In Israel, where American weapons tip the balance of the conflict, this is especially true.

"Small arms and light weapons can cause more harm than people give them credit for, in a more under the radar way," said Mauldin.

"But the larger issue is that of course US funding will disproportionately affect the conflict when we give billions of dollars - basically a grant for Israel to buy whatever they would like from the US, including those small arms and light weapons."

Limitations on monitoring

And there is another mystery: where are the US guns and parts already in Israel? Neither the State Department, which monitors commercial sales, nor the Defense Department, which monitors military sales, are geared to track small arms. 

The State Department’s Blue Lantern programme does end checks on about 2 percent of arms export licenses annually, usually focusing on new entities that pop up in license requests or areas where there are specific intelligence-driven concerns. 

“So for firearms to Israel, they would be very unlikely to do any kind of end-use checks assuming it is to the Israeli government and via known logistics entities,” Paul said.

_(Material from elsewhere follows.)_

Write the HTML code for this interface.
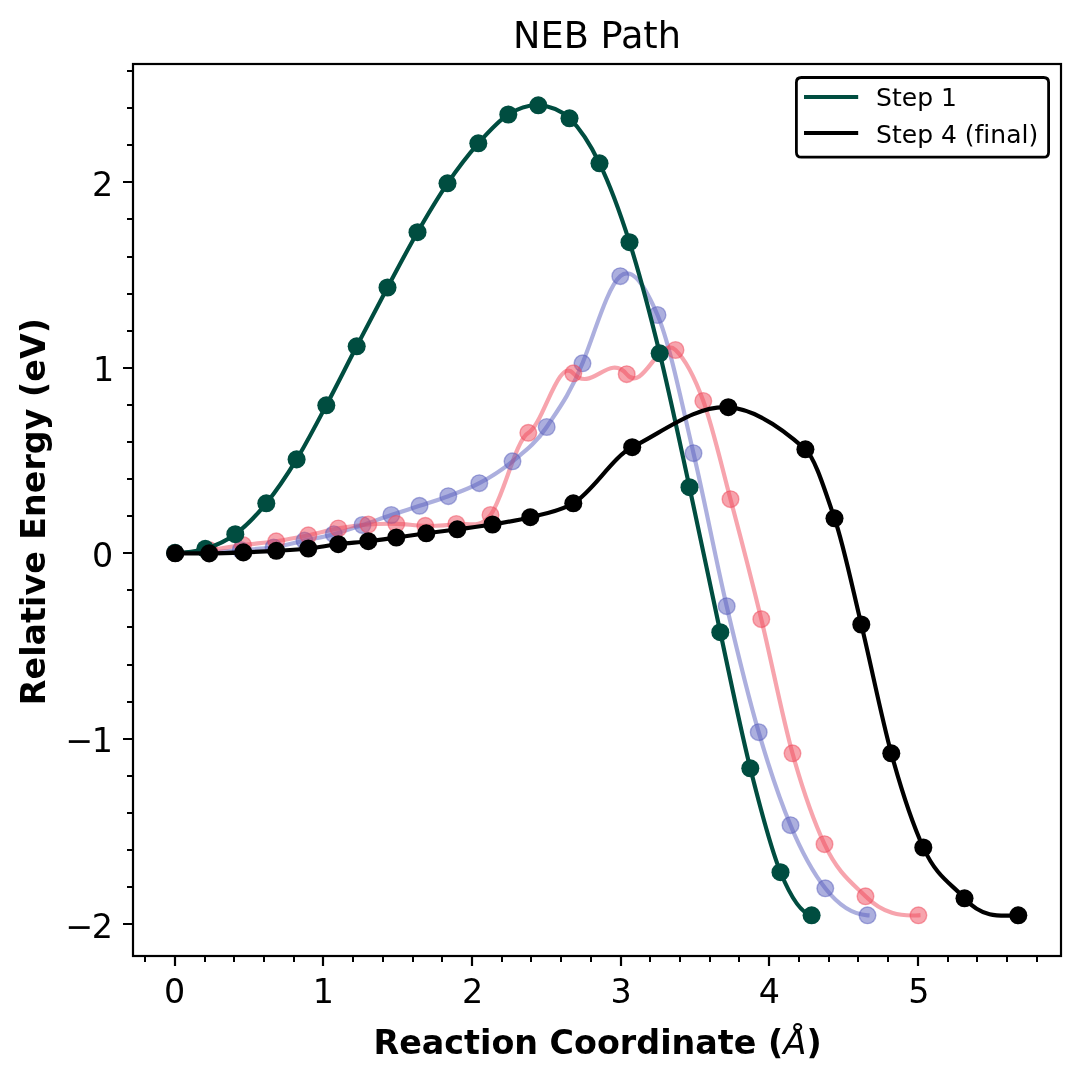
<!DOCTYPE html>
<html lang="en"><head><meta charset="utf-8"><title>NEB Path</title>
<style>html,body{margin:0;padding:0;background:#fff}body{width:1080px;height:1080px;overflow:hidden}</style>
</head><body>
<svg width="1080" height="1080" viewBox="0 0 1080 1080" style="display:block;font-variant-ligatures:none" font-family="'DejaVu Sans','Liberation Sans',sans-serif" fill="#000">
<rect width="1080" height="1080" fill="#fff"/>
<defs><clipPath id="ax"><rect x="133.0" y="64.0" width="928.0" height="892.0"/></clipPath></defs>
<g clip-path="url(#ax)">
<path d="M175.00 552.90C186.33 552.90 197.67 552.82 209.00 552.30C219.60 551.81 230.20 550.80 240.80 550.00C251.73 549.17 262.67 549.06 273.60 547.40C283.90 545.84 294.20 542.86 304.50 540.60C314.27 538.46 324.03 536.84 333.80 534.20C343.37 531.62 352.93 528.19 362.50 525.00C372.10 521.79 381.70 518.23 391.30 515.00C400.70 511.84 410.10 508.90 419.50 505.80C429.10 502.63 438.70 499.80 448.30 496.20C458.63 492.33 468.97 488.73 479.30 483.20C490.37 477.28 501.43 470.47 512.50 461.30C523.90 451.85 535.30 444.10 546.70 427.00C558.63 409.10 570.57 393.13 582.50 363.30C595.10 331.80 607.70 286.91 620.30 276.20C632.70 265.66 645.10 286.48 657.50 315.00C669.50 342.60 681.50 402.33 693.50 453.20C704.57 500.11 715.63 558.98 726.70 606.20C737.37 651.71 748.03 695.62 758.70 732.20C769.30 768.55 779.90 799.82 790.50 825.20C802.10 852.97 813.70 873.42 825.30 888.30C839.37 906.35 853.43 914.60 867.50 915.30" fill="none" stroke="#5A5FBE" stroke-opacity="0.5" stroke-width="4.17" stroke-linecap="square" stroke-linejoin="round"/>

<path d="M175.00 552.90C186.33 552.90 197.67 551.32 209.00 550.00C220.33 548.68 231.67 546.46 243.00 545.00C254.07 543.57 265.13 542.96 276.20 541.30C286.90 539.70 297.60 537.54 308.30 535.30C318.30 533.21 328.30 530.20 338.30 528.40C348.30 526.60 358.30 525.26 368.30 524.50C377.63 523.79 386.97 523.60 396.30 523.80C405.97 524.00 415.63 525.73 425.30 525.80C435.63 525.88 445.97 525.61 456.30 524.00C467.70 522.23 479.10 529.82 490.50 515.00C503.10 498.62 515.70 439.60 528.30 432.80C543.30 424.70 558.30 356.35 573.30 373.30C591.10 393.41 608.90 352.48 626.70 374.20C642.97 394.05 659.23 334.55 675.50 350.00C684.77 358.80 694.03 375.68 703.30 401.00C712.37 425.77 721.43 465.25 730.50 499.20C740.77 537.64 751.03 577.15 761.30 619.20C771.70 661.80 782.10 716.08 792.50 753.30C803.17 791.47 813.83 821.24 824.50 844.20C838.17 873.62 851.83 882.63 865.50 896.30C883.13 913.93 900.77 916.36 918.40 915.30" fill="none" stroke="#F04A5C" stroke-opacity="0.5" stroke-width="4.17" stroke-linecap="square" stroke-linejoin="round"/>

<g fill="#5A5FBE" fill-opacity="0.5" stroke="#5A5FBE" stroke-opacity="0.5" stroke-width="1.39">
<circle cx="175.00" cy="552.90" r="8.33"/>
<circle cx="209.00" cy="552.30" r="8.33"/>
<circle cx="240.80" cy="550.00" r="8.33"/>
<circle cx="273.60" cy="547.40" r="8.33"/>
<circle cx="304.50" cy="540.60" r="8.33"/>
<circle cx="333.80" cy="534.20" r="8.33"/>
<circle cx="362.50" cy="525.00" r="8.33"/>
<circle cx="391.30" cy="515.00" r="8.33"/>
<circle cx="419.50" cy="505.80" r="8.33"/>
<circle cx="448.30" cy="496.20" r="8.33"/>
<circle cx="479.30" cy="483.20" r="8.33"/>
<circle cx="512.50" cy="461.30" r="8.33"/>
<circle cx="546.70" cy="427.00" r="8.33"/>
<circle cx="582.50" cy="363.30" r="8.33"/>
<circle cx="620.30" cy="276.20" r="8.33"/>
<circle cx="657.50" cy="315.00" r="8.33"/>
<circle cx="693.50" cy="453.20" r="8.33"/>
<circle cx="726.70" cy="606.20" r="8.33"/>
<circle cx="758.70" cy="732.20" r="8.33"/>
<circle cx="790.50" cy="825.20" r="8.33"/>
<circle cx="825.30" cy="888.30" r="8.33"/>
<circle cx="867.50" cy="915.30" r="8.33"/>
</g>

<g fill="#F04A5C" fill-opacity="0.5" stroke="#F04A5C" stroke-opacity="0.5" stroke-width="1.39">
<circle cx="175.00" cy="552.90" r="8.33"/>
<circle cx="209.00" cy="550.00" r="8.33"/>
<circle cx="243.00" cy="545.00" r="8.33"/>
<circle cx="276.20" cy="541.30" r="8.33"/>
<circle cx="308.30" cy="535.30" r="8.33"/>
<circle cx="338.30" cy="528.40" r="8.33"/>
<circle cx="368.30" cy="524.50" r="8.33"/>
<circle cx="396.30" cy="523.80" r="8.33"/>
<circle cx="425.30" cy="525.80" r="8.33"/>
<circle cx="456.30" cy="524.00" r="8.33"/>
<circle cx="490.50" cy="515.00" r="8.33"/>
<circle cx="528.30" cy="432.80" r="8.33"/>
<circle cx="573.30" cy="373.30" r="8.33"/>
<circle cx="626.70" cy="374.20" r="8.33"/>
<circle cx="675.50" cy="350.00" r="8.33"/>
<circle cx="703.30" cy="401.00" r="8.33"/>
<circle cx="730.50" cy="499.20" r="8.33"/>
<circle cx="761.30" cy="619.20" r="8.33"/>
<circle cx="792.50" cy="753.30" r="8.33"/>
<circle cx="824.50" cy="844.20" r="8.33"/>
<circle cx="865.50" cy="896.30" r="8.33"/>
<circle cx="918.40" cy="915.30" r="8.33"/>
</g>

<path d="M175.00 552.90C185.10 552.90 195.20 551.95 205.30 548.80C215.30 545.68 225.30 541.58 235.30 534.20C245.63 526.58 255.97 515.96 266.30 503.30C276.40 490.92 286.50 475.93 296.60 459.40C306.50 443.19 316.40 423.92 326.30 405.30C336.43 386.24 346.57 365.81 356.70 346.30C366.97 326.54 377.23 306.76 387.50 287.50C397.50 268.74 407.50 249.57 417.50 232.20C427.50 214.83 437.50 197.97 447.50 183.30C457.77 168.24 468.03 154.87 478.30 143.30C488.30 132.03 498.30 120.83 508.30 114.50C518.30 108.17 528.30 104.82 538.30 105.30C548.70 105.80 559.10 108.22 569.50 118.30C579.50 127.99 589.50 142.65 599.50 163.30C609.50 183.95 619.50 210.67 629.50 242.20C639.57 273.94 649.63 312.14 659.70 353.30C669.63 393.92 679.57 441.52 689.50 487.20C699.77 534.41 710.03 584.76 720.30 632.20C730.30 678.41 740.30 728.40 750.30 768.30C760.37 808.47 770.43 847.76 780.50 872.20C790.87 897.37 801.23 913.23 811.60 915.30" fill="none" stroke="#004D40" stroke-opacity="1" stroke-width="4.17" stroke-linecap="square" stroke-linejoin="round"/>

<g fill="#004D40" >
<circle cx="175.00" cy="552.90" r="9.03"/>
<circle cx="205.30" cy="548.80" r="9.03"/>
<circle cx="235.30" cy="534.20" r="9.03"/>
<circle cx="266.30" cy="503.30" r="9.03"/>
<circle cx="296.60" cy="459.40" r="9.03"/>
<circle cx="326.30" cy="405.30" r="9.03"/>
<circle cx="356.70" cy="346.30" r="9.03"/>
<circle cx="387.50" cy="287.50" r="9.03"/>
<circle cx="417.50" cy="232.20" r="9.03"/>
<circle cx="447.50" cy="183.30" r="9.03"/>
<circle cx="478.30" cy="143.30" r="9.03"/>
<circle cx="508.30" cy="114.50" r="9.03"/>
<circle cx="538.30" cy="105.30" r="9.03"/>
<circle cx="569.50" cy="118.30" r="9.03"/>
<circle cx="599.50" cy="163.30" r="9.03"/>
<circle cx="629.50" cy="242.20" r="9.03"/>
<circle cx="659.70" cy="353.30" r="9.03"/>
<circle cx="689.50" cy="487.20" r="9.03"/>
<circle cx="720.30" cy="632.20" r="9.03"/>
<circle cx="750.30" cy="768.30" r="9.03"/>
<circle cx="780.50" cy="872.20" r="9.03"/>
<circle cx="811.60" cy="915.30" r="9.03"/>
</g>

<path d="M175.30 553.30C186.60 553.30 197.90 553.55 209.20 553.40C220.57 553.25 231.93 552.84 243.30 552.40C254.30 551.97 265.30 551.46 276.30 550.80C286.97 550.16 297.63 549.66 308.30 548.50C318.30 547.41 328.30 545.42 338.30 544.20C348.30 542.98 358.30 542.37 368.30 541.20C377.63 540.11 386.97 538.77 396.30 537.50C406.30 536.14 416.30 534.65 426.30 533.30C436.63 531.91 446.97 530.67 457.30 529.30C469.03 527.75 480.77 526.42 492.50 524.50C505.10 522.44 517.70 520.40 530.30 517.20C544.63 513.56 558.97 511.74 573.30 503.30C592.93 491.74 612.57 457.02 632.20 447.20C664.23 431.18 696.27 404.96 728.30 407.20C754.00 409.00 779.70 426.17 805.40 449.30C815.10 458.03 824.80 490.17 834.50 518.30C843.43 544.21 852.37 587.71 861.30 624.50C871.30 665.69 881.30 716.90 891.30 753.30C901.97 792.13 912.63 824.08 923.30 847.50C937.03 877.66 950.77 882.92 964.50 898.30C982.43 918.39 1000.37 916.02 1018.30 915.30" fill="none" stroke="#000000" stroke-opacity="1" stroke-width="4.17" stroke-linecap="square" stroke-linejoin="round"/>

<g fill="#000000" >
<circle cx="175.30" cy="553.30" r="9.03"/>
<circle cx="209.20" cy="553.40" r="9.03"/>
<circle cx="243.30" cy="552.40" r="9.03"/>
<circle cx="276.30" cy="550.80" r="9.03"/>
<circle cx="308.30" cy="548.50" r="9.03"/>
<circle cx="338.30" cy="544.20" r="9.03"/>
<circle cx="368.30" cy="541.20" r="9.03"/>
<circle cx="396.30" cy="537.50" r="9.03"/>
<circle cx="426.30" cy="533.30" r="9.03"/>
<circle cx="457.30" cy="529.30" r="9.03"/>
<circle cx="492.50" cy="524.50" r="9.03"/>
<circle cx="530.30" cy="517.20" r="9.03"/>
<circle cx="573.30" cy="503.30" r="9.03"/>
<circle cx="632.20" cy="447.20" r="9.03"/>
<circle cx="728.30" cy="407.20" r="9.03"/>
<circle cx="805.40" cy="449.30" r="9.03"/>
<circle cx="834.50" cy="518.30" r="9.03"/>
<circle cx="861.30" cy="624.50" r="9.03"/>
<circle cx="891.30" cy="753.30" r="9.03"/>
<circle cx="923.30" cy="847.50" r="9.03"/>
<circle cx="964.50" cy="898.30" r="9.03"/>
<circle cx="1018.30" cy="915.30" r="9.03"/>
</g>

</g>
<path d="M175.00 956.00v10M323.00 956.00v10M472.00 956.00v10M621.00 956.00v10M769.00 956.00v10M918.00 956.00v10M133.00 924.00h-10M133.00 739.00h-10M133.00 553.00h-10M133.00 368.00h-10M133.00 182.00h-10" stroke="#000" stroke-width="2.2" fill="none"/>
<path d="M145.00 956.00v6M205.00 956.00v6M234.00 956.00v6M264.00 956.00v6M294.00 956.00v6M353.00 956.00v6M383.00 956.00v6M413.00 956.00v6M442.00 956.00v6M502.00 956.00v6M531.00 956.00v6M561.00 956.00v6M591.00 956.00v6M650.00 956.00v6M680.00 956.00v6M710.00 956.00v6M739.00 956.00v6M799.00 956.00v6M829.00 956.00v6M858.00 956.00v6M888.00 956.00v6M948.00 956.00v6M977.00 956.00v6M1007.00 956.00v6M1037.00 956.00v6M133.00 887.00h-6M133.00 850.00h-6M133.00 813.00h-6M133.00 776.00h-6M133.00 702.00h-6M133.00 665.00h-6M133.00 627.00h-6M133.00 590.00h-6M133.00 516.00h-6M133.00 479.00h-6M133.00 442.00h-6M133.00 405.00h-6M133.00 331.00h-6M133.00 294.00h-6M133.00 257.00h-6M133.00 219.00h-6M133.00 145.00h-6M133.00 108.00h-6M133.00 71.00h-6" stroke="#000" stroke-width="2" fill="none"/>
<rect x="133.0" y="64.0" width="928.0" height="892.0" fill="none" stroke="#000" stroke-width="2.2"/>
<text x="174.70" y="1002.8" font-size="33.33" text-anchor="middle">0</text>
<text x="323.29" y="1002.8" font-size="33.33" text-anchor="middle">1</text>
<text x="472.63" y="1002.8" font-size="33.33" text-anchor="middle">2</text>
<text x="621.22" y="1002.8" font-size="33.33" text-anchor="middle">3</text>
<text x="769.41" y="1002.8" font-size="33.33" text-anchor="middle">4</text>
<text x="918.75" y="1002.8" font-size="33.33" text-anchor="middle">5</text>
<text x="65.4 91.8" y="937.70" font-size="33.33">−2</text>
<text x="65.4 91.8" y="752.25" font-size="33.33">−1</text>
<text x="113.10" y="566.80" font-size="33.33" text-anchor="end">0</text>
<text x="114.10" y="381.35" font-size="33.33" text-anchor="end">1</text>
<text x="113.10" y="195.90" font-size="33.33" text-anchor="end">2</text>
<text x="597" y="47.8" font-size="36.67" text-anchor="middle">NEB Path</text>
<text x="597.6" y="1053.8" font-size="33.33" font-weight="bold" text-anchor="middle">Reaction Coordinate (<tspan font-weight="normal" font-style="italic" font-size="34">Å</tspan>)</text>
<text transform="translate(45 511.6) rotate(-90)" font-size="33.33" font-weight="bold" text-anchor="middle">Relative Energy (eV)</text>
<path d="M801.4 77.5H1043.6Q1048.6 77.5 1048.6 82.5V152.2Q1048.6 157.2 1043.6 157.2H801.4Q796.4 157.2 796.4 152.2V82.5Q796.4 77.5 801.4 77.5Z" fill="#fff" stroke="#000" stroke-width="2.78" stroke-linejoin="miter"/>
<path d="M806.1 97h50" stroke="#004D40" stroke-width="4.17" stroke-linecap="square"/>
<path d="M806.1 133h50" stroke="#000" stroke-width="4.17" stroke-linecap="square"/>
<text x="876.1" y="106.2" font-size="25">Step 1</text>
<text x="876.1" y="142.9" font-size="25">Step 4 (final)</text>
</svg>
</body></html>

'We are providing $3.8bn in military aid. That’s $3.8bn dollars that the Israeli government doesn’t need to use on military equipment'

Seth Binder, Project on Middle East Democracy

The Defense Department’s Golden Sentry programme typically focuses on much larger weapons and is more of a check that weapons are in the arsenal where a foreign military says they are located.

Arm experts MEE spoke with in recent weeks have said the most straightforward way to trace US guns to the West Bank at this point would be through photo analysis.

But there’s also another way of looking at all of this: even if you can’t trace exactly where US firearms have ended up or that they are being used by settlers in the West Bank, the US is still implicated. 

“We are providing $3.8bn in military aid. That’s $3.8bn that the Israeli government doesn’t need to use on military equipment because we are providing it,” Binder said. 

Giving American guns to Israel - through military aid or commercial sales approved by the US government - operates the same way. 

“Israel has its own domestic industry and so, as they are making guarantees that they are not going to provide US guns to Israeli settlers, it does, in fact, free up Israeli guns to go to settlers,” he said.

It would be important and troubling if US-made weapons were being used by settlers right now, he said. 

“Nonetheless, if the Israeli military or whoever inside Green Line Israel is using US weapons and suddenly settlers are using Israeli ones, does that really matter?”

Huraini, who is preparing to return home to visit his family in Atuwani, said he is no gun expert and can’t be sure whether settlers are using American firearms in the footage he has collected over recent weeks.

But he finds it hard to understand how Americans would tolerate any spending. 

“The people are, in reality, supporting genocide, war crimes and violations of human rights by spending their money,” he said.

“I don’t know where it went exactly, for what help. But in the end, it is supporting this apartheid regime that committed everything against the people.”